Good figures that portend bad news

四月 21, 1995

Gareth Williams decodes the latest OECD education statistics which hint at UK higher education cuts

According to a news release from David Blunkett the latest volume of Organisation for Economic Co-operation and Development education statistics shows that "Britain is bottom of the class when it comes to education" while a press release from the Department for Education on the same document claims that the "United Kingdom tops Germany and Japan for education investment". Both are right: so long as you realise that Blunkett is concerned about nursery education while the DFE is drawing attention to the proportion of our (low) public expenditure that goes to education.

The two important things to remember about information published by international organisations are first that they are inevitably out of date and second that no matter how technically competent and dispassionate the statisticians, and the OECD is better endowed than most in this respect, they are ultimately dependent on figures supplied by national authorities.

The OECD statistics show what national governments want to show. If the UK appears to be low on a particular indicator, as it is on nursery education, we may surmise that this is preparing the ground for it to have greater political priority. If on the other hand we are apparently doing well, as we are on some of the higher education indicators, in particular expenditure per university student which is the highest in Europe, we may expect to see Treasury ministers use the figures as an excuse for cuts.

Such reservations apart, the OECD is to be congratulated on this third volume of comparative international indicators of education performance. It is the biggest and best yet and is certainly the most comprehensive and the best quality set of international indicators available.

A new table this year shows the education location of young people from the age of 17 to 24. Britain's performance here is lamentable: lowest in OECD, apart from Turkey, in the percentage of 17, 18, 19, 20, 21 and 22-year-olds experiencing full-time education: only Switzerland and New Zealand have lower percentages entering higher education, though the figure of 36 per cent does not lag quite so far behind as in earlier years.
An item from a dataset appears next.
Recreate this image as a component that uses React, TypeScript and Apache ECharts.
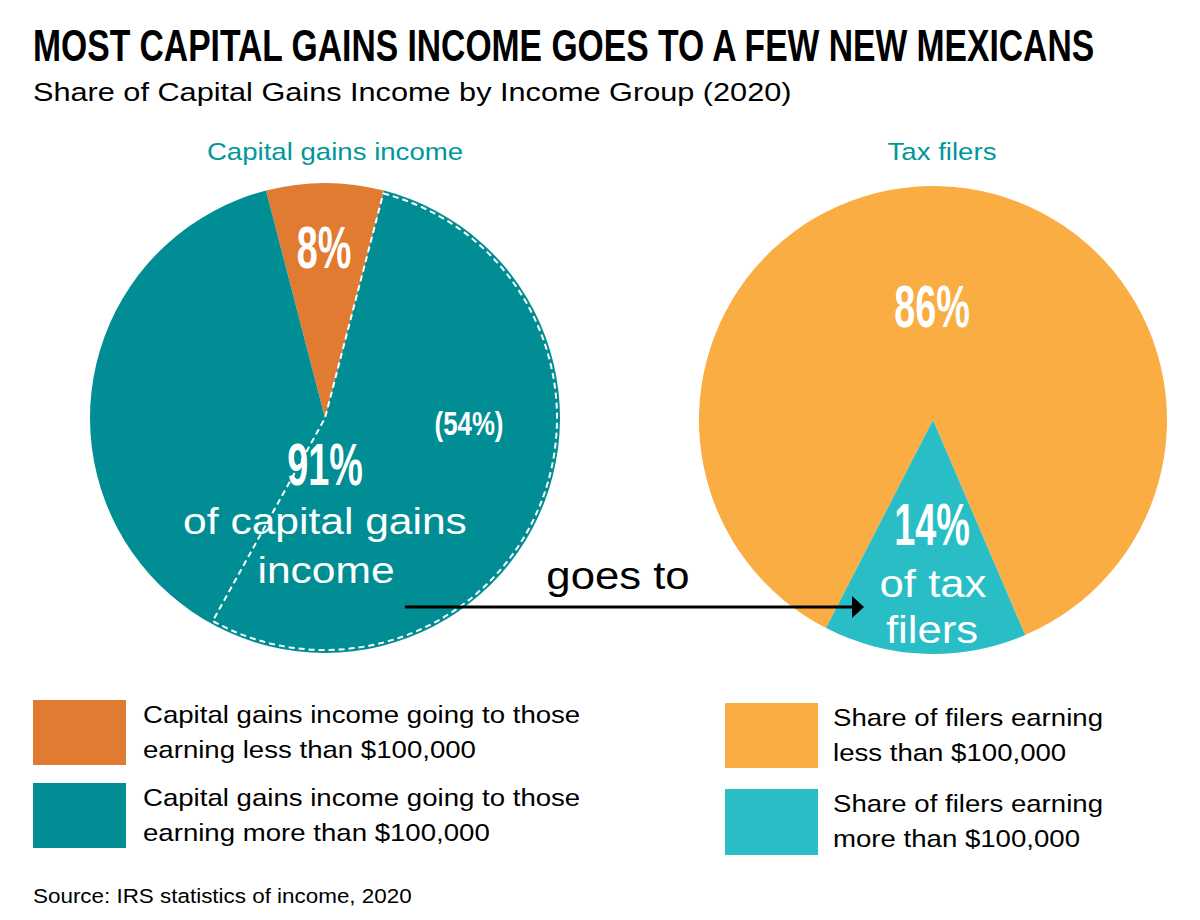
import React, { useEffect, useRef } from "react";
import * as echarts from "echarts";

// ---- data ----
const chartTitle = "MOST CAPITAL GAINS INCOME GOES TO A FEW NEW MEXICANS";
const chartSubtitle = "Share of Capital Gains Income by Income Group (2020)";
const sourceNote = "Source: IRS statistics of income, 2020";

const gainsPieTitle = "Capital gains income";
const gainsGroups = [
  "Capital gains income going to those\nearning less than $100,000",
  "Capital gains income going to those\nearning more than $100,000",
];
const gainsShare = [8, 91];
const gainsColors = ["#E27B32", "#008E94"];
const gainsSubShare = 54; // dashed outline share

const filersPieTitle = "Tax filers";
const filerGroups = [
  "Share of filers earning\nless than $100,000",
  "Share of filers earning\nmore than $100,000",
];
const filerShare = [86, 14];
const filerColors = ["#F9AD42", "#29BDC6"];

const FONT = '"Liberation Sans", Arial, Helvetica, sans-serif';
const WIDE = 1.15; // horizontal stretch of the regular text
const NARROW = 0.63; // horizontal squeeze of the bold numbers

function txt(
  x: number,
  y: number,
  text: string,
  size: number,
  opts: { color?: string; weight?: string | number; align?: string; sx?: number; lh?: number } = {}
) {
  return {
    type: "text",
    x,
    y,
    z: 100,
    scaleX: opts.sx ?? WIDE,
    silent: true,
    style: {
      text,
      x: 0,
      y: 0,
      fill: opts.color ?? "#000",
      fontSize: size,
      fontFamily: FONT,
      fontWeight: opts.weight ?? "normal",
      align: opts.align ?? "left",
      verticalAlign: "middle",
      lineHeight: opts.lh ?? size * 1.2,
    },
  };
}

export default function App() {
  const ref = useRef<HTMLDivElement>(null);

  useEffect(() => {
    if (!ref.current) return;
    const chart = echarts.init(ref.current, null, { renderer: "svg" });

    const gSum = gainsShare.reduce((a, b) => a + b, 0);
    const orangeAngle = (gainsShare[0] / gSum) * 360;
    const leftStart = 90 + orangeAngle / 2;
    const fSum = filerShare.reduce((a, b) => a + b, 0);
    const rightStart =
      -90 + (filerShare[0] / fSum) * 360 + ((filerShare[1] / fSum) * 360) / 2 - 2;

    const pct = (v: number) => `${v}%`;

    const legendItems = [
      { x: 33, y: 700, h: 65, color: gainsColors[0], text: gainsGroups[0], tx: 143, ty: 732 },
      { x: 33, y: 783, h: 65, color: gainsColors[1], text: gainsGroups[1], tx: 143, ty: 815 },
      { x: 725, y: 703, h: 65, color: filerColors[0], text: filerGroups[0], tx: 833, ty: 735 },
      { x: 725, y: 789, h: 66, color: filerColors[1], text: filerGroups[1], tx: 833, ty: 821 },
    ];

    chart.setOption({
      animation: false,
      backgroundColor: "#ffffff",
      series: [
        {
          type: "pie",
          center: [325, 418],
          radius: 235,
          startAngle: leftStart,
          clockwise: true,
          silent: true,
          z: 1,
          label: { show: false },
          labelLine: { show: false },
          emphasis: { disabled: true },
          itemStyle: { borderWidth: 0 },
          data: gainsGroups.map((name, i) => ({
            name,
            value: gainsShare[i],
            itemStyle: { color: gainsColors[i], borderWidth: 0 },
          })),
        },
        {
          type: "pie",
          center: [325, 418],
          radius: 232,
          startAngle: leftStart - orangeAngle,
          clockwise: true,
          silent: true,
          z: 2,
          label: { show: false },
          labelLine: { show: false },
          emphasis: { disabled: true },
          data: [
            {
              name: "subshare",
              value: gainsSubShare,
              itemStyle: {
                color: "rgba(0,0,0,0)",
                borderColor: "#ffffff",
                borderWidth: 2,
                borderType: [6, 4],
              },
            },
            {
              name: "rest",
              value: 100 - gainsSubShare,
              itemStyle: { color: "rgba(0,0,0,0)", borderWidth: 0 },
            },
          ],
        },
        {
          type: "pie",
          center: [933, 420],
          radius: 234,
          startAngle: rightStart,
          clockwise: true,
          silent: true,
          z: 1,
          label: { show: false },
          labelLine: { show: false },
          emphasis: { disabled: true },
          itemStyle: { borderWidth: 0 },
          data: filerGroups.map((name, i) => ({
            name,
            value: filerShare[i],
            itemStyle: { color: filerColors[i], borderWidth: 0 },
          })),
        },
      ],
      graphic: {
        elements: [
          txt(33, 46, chartTitle, 44, { weight: "bold", sx: 0.765 }),
          txt(33, 92, chartSubtitle, 26, { sx: 1.18 }),
          txt(335, 152, gainsPieTitle, 24, { color: "#00979C", align: "center" }),
          txt(942, 152, filersPieTitle, 24, { color: "#00979C", align: "center" }),
          // left pie annotations
          txt(324, 248, pct(gainsShare[0]), 60, { color: "#fff", weight: "bold", align: "center", sx: NARROW }),
          txt(469, 423, `(${pct(gainsSubShare)})`, 34, { color: "#fff", weight: "bold", align: "center", sx: 0.76 }),
          txt(325, 465, pct(gainsShare[1]), 60, { color: "#fff", weight: "bold", align: "center", sx: NARROW }),
          txt(325, 521, "of capital gains", 37, { color: "#fff", align: "center" }),
          txt(326, 570, "income", 37, { color: "#fff", align: "center" }),
          // right pie annotations
          txt(932, 307, pct(filerShare[0]), 60, { color: "#fff", weight: "bold", align: "center", sx: NARROW }),
          txt(932, 525, pct(filerShare[1]), 60, { color: "#fff", weight: "bold", align: "center", sx: NARROW }),
          txt(933, 584, "of tax", 38, { color: "#fff", align: "center" }),
          txt(932, 630, "filers", 38, { color: "#fff", align: "center" }),
          // arrow
          txt(618, 576, "goes to", 38, { align: "center" }),
          {
            type: "line",
            silent: true,
            z: 100,
            shape: { x1: 405, y1: 607, x2: 854, y2: 607 },
            style: { stroke: "#000", lineWidth: 3 },
          },
          {
            type: "polygon",
            silent: true,
            z: 100,
            shape: { points: [[852, 596], [864, 607], [852, 618]] },
            style: { fill: "#000" },
          },
          // legends
          ...legendItems.flatMap((it) => [
            {
              type: "rect",
              silent: true,
              z: 100,
              shape: { x: it.x, y: it.y, width: 93, height: it.h },
              style: { fill: it.color },
            },
            txt(it.tx, it.ty, it.text, 24, { lh: 35 }),
          ]),
          txt(33, 896, sourceNote, 19.5),
        ],
      },
    });

    return () => chart.dispose();
  }, []);

  return (
    <div
      ref={ref}
      style={{ position: "fixed", left: 0, top: 0, width: 1200, height: 920, background: "#fff" }}
    />
  );
}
Most OECD countries have achieved mass higher education, though whether the university is doing more than serving as a parking lot for young people who would otherwise be unemployed is not revealed by the statistics.

The policy question arising in much of the OECD area is what lies beyond. The good news for Britain is that her output of bachelor degrees remains among the highest in Europe, surpassed only by Norway and Denmark. What may be a less satisfactory omen for the future, is that the number of young Britons obtaining degrees at masters level is well below most of our major competitors in Europe.
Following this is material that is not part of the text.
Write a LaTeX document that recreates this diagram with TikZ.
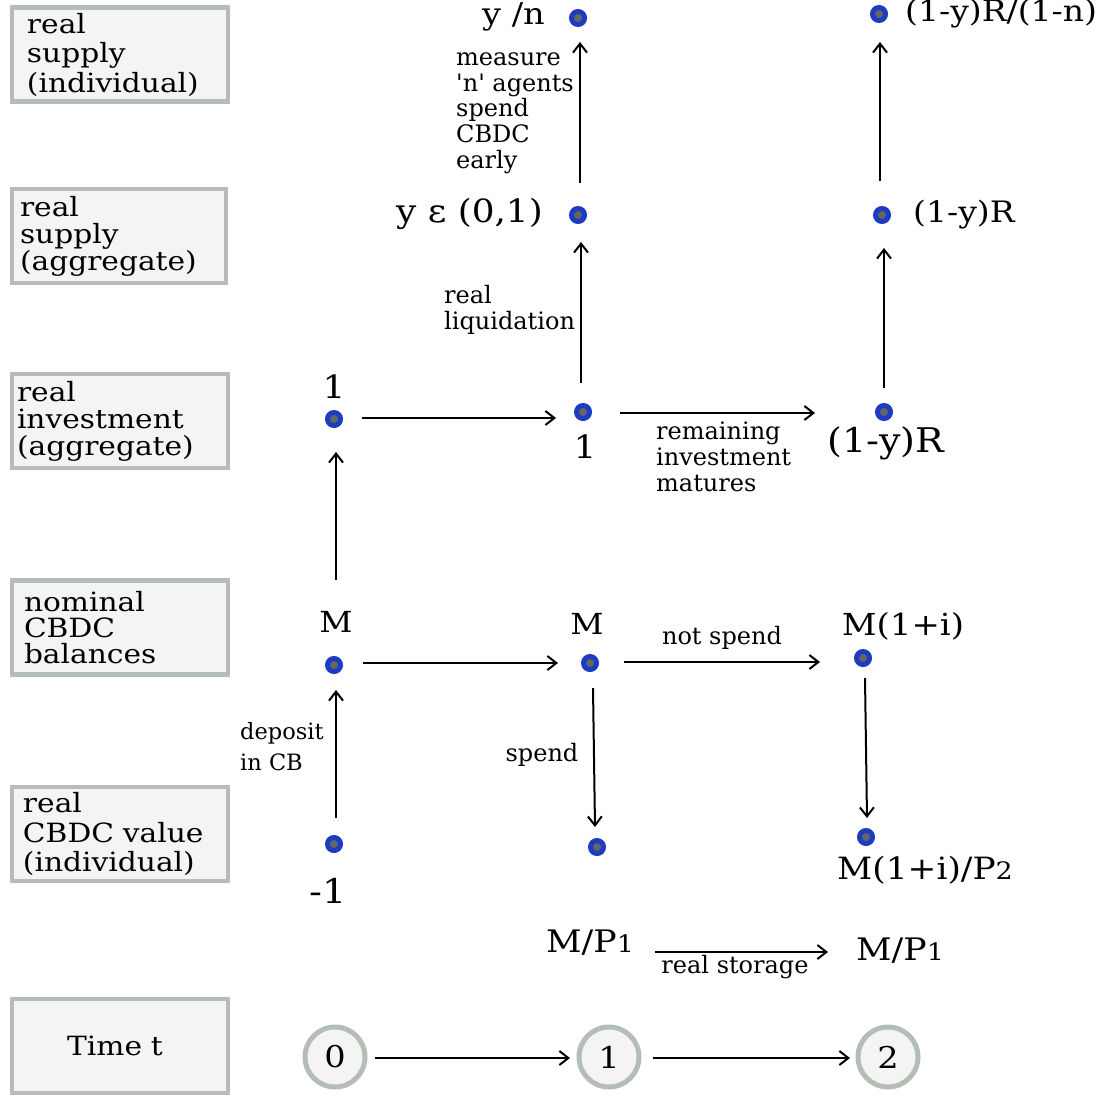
\documentclass[tikz,border=0pt]{standalone}
\usepackage{fontspec}
\setmainfont{DejaVu Serif}
\newfontfamily\wideserif{DejaVu Serif}[FakeStretch=1.12]
\newfontfamily\labserif{DejaVu Serif}
\usetikzlibrary{arrows.meta,calc}
\definecolor{boxline}{HTML}{B4BEB4}
\definecolor{boxfill}{HTML}{F4F4F4}
\definecolor{dotblue}{HTML}{1E3CC0}
\definecolor{dotgray}{HTML}{666666}
\newcommand{\vsz}[1]{\wideserif\fontsize{#1}{#1}\selectfont}
\newcommand{\sdig}[2]{{\fontsize{#1}{#1}\selectfont #2}}
\begin{document}
\begin{tikzpicture}[x=1pt,y=-1pt,
  box/.style={draw=boxline, fill=boxfill, line width=4.5pt, minimum height=94pt, align=left, inner ysep=0pt, font=\wideserif\fontsize{26.5}{29.5}\selectfont},
  dot/.style={circle, draw=dotblue, fill=dotgray, line width=5pt, inner sep=0pt, minimum size=13pt},
  val/.style={inner sep=0pt, font=\vsz{29}},
  lab/.style={inner sep=0pt, align=left, font=\labserif\fontsize{24}{25.7}\selectfont},
  arr/.style={line width=2pt, -{Straight Barb[length=9pt,width=14pt,line width=2pt]}},
  tcirc/.style={circle, draw=boxline, fill=boxfill, line width=5pt, minimum size=60pt, inner sep=0pt, font=\vsz{30}}]
\useasboundingbox (0,0) rectangle (1102,1097);

% row boxes
\node[box, inner xsep=15pt, text width=186pt] (b1) at (120,54.5) {real\\supply\\(individual)};
\node[box, inner xsep=8pt, text width=198pt, font=\wideserif\fontsize{26.5}{27}\selectfont] (b2) at (119,236) {real\\supply\\(aggregate)};
\node[box, inner xsep=5pt, text width=206pt, font=\wideserif\fontsize{26.5}{27}\selectfont] (b3) at (120,421) {real\\investment\\(aggregate)};
\node[box, inner xsep=12pt, text width=192pt, font=\wideserif\fontsize{26.5}{26}\selectfont] (b4) at (120,627.5) {nominal\\CBDC\\balances};
\node[box, inner xsep=11pt, text width=194pt] (b5) at (120,834) {real\\CBDC value\\(individual)};
\node[box, inner xsep=8pt, text width=200pt, align=center] (b6) at (120,1046) {\hspace*{-10pt}Time t};

% dots
\node[dot] (yn) at (578,18) {};
\node[dot] (rtop) at (879,14) {};
\node[dot] (yeps) at (578,215) {};
\node[dot] (r2) at (882,215) {};
\node[dot] (i0) at (334,419) {};
\node[dot] (i1) at (583,412) {};
\node[dot] (iR) at (884,412) {};
\node[dot] (m0) at (334,665) {};
\node[dot] (m1) at (590,663) {};
\node[dot] (m2) at (863,658) {};
\node[dot] (c0) at (334,844) {};
\node[dot] (c1) at (597,847) {};
\node[dot] (c2) at (866,837) {};

% value labels
\node[val, anchor=east, font=\vsz{30}] (Lyn) at (545,17) {y /n};
\node[val, anchor=west, font=\vsz{29.5}] (Lrtop) at (905,14) {(1-y)R/(1-n)};
\node[val, anchor=east, font=\vsz{32}] (Lyeps) at (543,214) {y ε (0,1)};
\node[val, anchor=west, font=\vsz{29.5}] (Lr2) at (913,215) {(1-y)R};
\node[val, font=\vsz{32}] (Li0) at (334,387) {1};
\node[val, font=\vsz{32}] (Li1) at (585,447) {1};
\node[val, font=\vsz{34}] (LiR) at (886,443) {(1-y)R};
\node[val] (Lm0) at (336,622) {M};
\node[val] (Lm1) at (587,624) {M};
\node[val, font=\vsz{30.3}] (Lm2) at (903,626) {M(1+i)};
\node[val, font=\vsz{34}] (Lc0) at (328,891) {-1};
\node[val, font=\vsz{30.7}] (Lc2) at (925,870) {M(1+i)/P\sdig{24}{2}};
\node[val, font=\vsz{31}] (mp1) at (590,943) {M/P\sdig{24}{1}};
\node[val, font=\vsz{31}] (mp2) at (900,951) {M/P\sdig{24}{1}};

% arrow labels
\node[lab, anchor=west] (Lmeas) at (456,113) {measure\\'n' agents\\spend\\CBDC\\early};
\node[lab, anchor=west] (Lliq) at (444,310) {real\\liquidation};
\node[lab, anchor=west] (Lrem) at (656,457) {remaining\\investment\\matures};
\node[lab, anchor=west, font=\labserif\fontsize{22.5}{31}\selectfont] (Ldep) at (240,747) {deposit\\in CB};
\node[lab] (Lns) at (722,638) {not spend};
\node[lab] (Lsp) at (542,755) {spend};
\node[lab] (Lst) at (735,967) {real storage};

% time circles
\node[tcirc] (t0) at (335,1057) {0};
\node[tcirc] (t1) at (609,1057) {1};
\node[tcirc] (t2) at (888,1057) {2};

% arrows
\draw[arr] ($(yeps)+(2,-32)$) -- ($(yn)+(2,24)$);
\draw[arr] ($(r2)+(-2,-34)$) -- ($(rtop)+(1,28)$);
\draw[arr] ($(i1)+(-2,-29)$) -- ($(yeps)+(3,27)$);
\draw[arr] ($(iR)+(0,-24)$) -- ($(r2)+(2,33)$);
\draw[arr] ($(m0)+(2,-85)$) -- ($(i0)+(2,33)$);
\draw[arr] ($(c0)+(2,-26)$) -- ($(m0)+(2,25)$);
\draw[arr] ($(i0)+(28,-1)$) -- ($(i1)+(-27,6)$);
\draw[arr] ($(i1)+(37,1)$) -- ($(iR)+(-69,1)$);
\draw[arr] ($(m0)+(29,-2)$) -- ($(m1)+(-32,0)$);
\draw[arr] ($(m1)+(34,-1)$) -- ($(m2)+(-43,4)$);
\draw[arr] ($(m1)+(3,25)$) -- ($(c1)+(-2,-20)$);
\draw[arr] ($(m2)+(2,20)$) -- ($(c2)+(1,-19)$);
\draw[arr] ($(mp1)+(65,9)$) -- ($(mp2)+(-72,1)$);
\draw[arr] ($(t0)+(40,1)$) -- ($(t1)+(-39,1)$);
\draw[arr] ($(t1)+(44,1)$) -- ($(t2)+(-38,1)$);
\end{tikzpicture}
\end{document}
The picture is complicated by the fact that in many of them the masters degree is the first real university qualification. The crunch will come if European employers begin to ask questions about whether our mass-produced bachelors degree is really equivalent to qualifications at masters level and above, produced by universities in France, Germany, Netherlands, Belgium, Italy and Spain. It is a pity that it has not yet been possible to compile a table showing doctorate-level qualifications.

Another useful innovation is comparative figures of participa- tion in continuing education and training by adults. In most of the countries for which information is available between a third and a half of all employed adults took part in some training during a 12-month period in the early 1990s.

Unfortunately, the UK collected its figures on a different basis from most other countries so, apart from saying that it did better than Spain and Ireland but less well than Denmark, it is impossible to compare the UK with her OECD partners on this increasingly important indicator. In all OECD countries' higher education remains a worthwhile private investment. Male British graduates earn 70 per cent more than secondary school-leavers: in other countries the difference ranges from 18 to 80 per cent.

With a number of important exceptions (France and the Scandinavian countries) the relative benefits of higher education are greater for women than for men. In Britain the average earnings of women with degrees in 1992 was more than twice as much as those with secondary education qualifications only. This may help to explain the rapid expansion of women's enrolments. Graduates are also less likely to be unemployed: less than 6 per cent in 1992 compared with more than 14 per cent for those who left school at the earliest opportunity.

The pattern is similar in nearly all countries but the biggest differential of all was in Britain where less than 4 per cent of graduates were unemployed compared with 21 per cent of early school leavers.

A useful new feature is the annotated organisation charts of national education systems. It is a pity the compilers were not able to draw the diagrams to scale. At present they rather exaggerate how well the UK is doing in the masters and doctoral degrees league and they make further education look like the dominant post-18 sector.

Gareth Williams is head of the centre for higher education studies at the Institute of Education, London.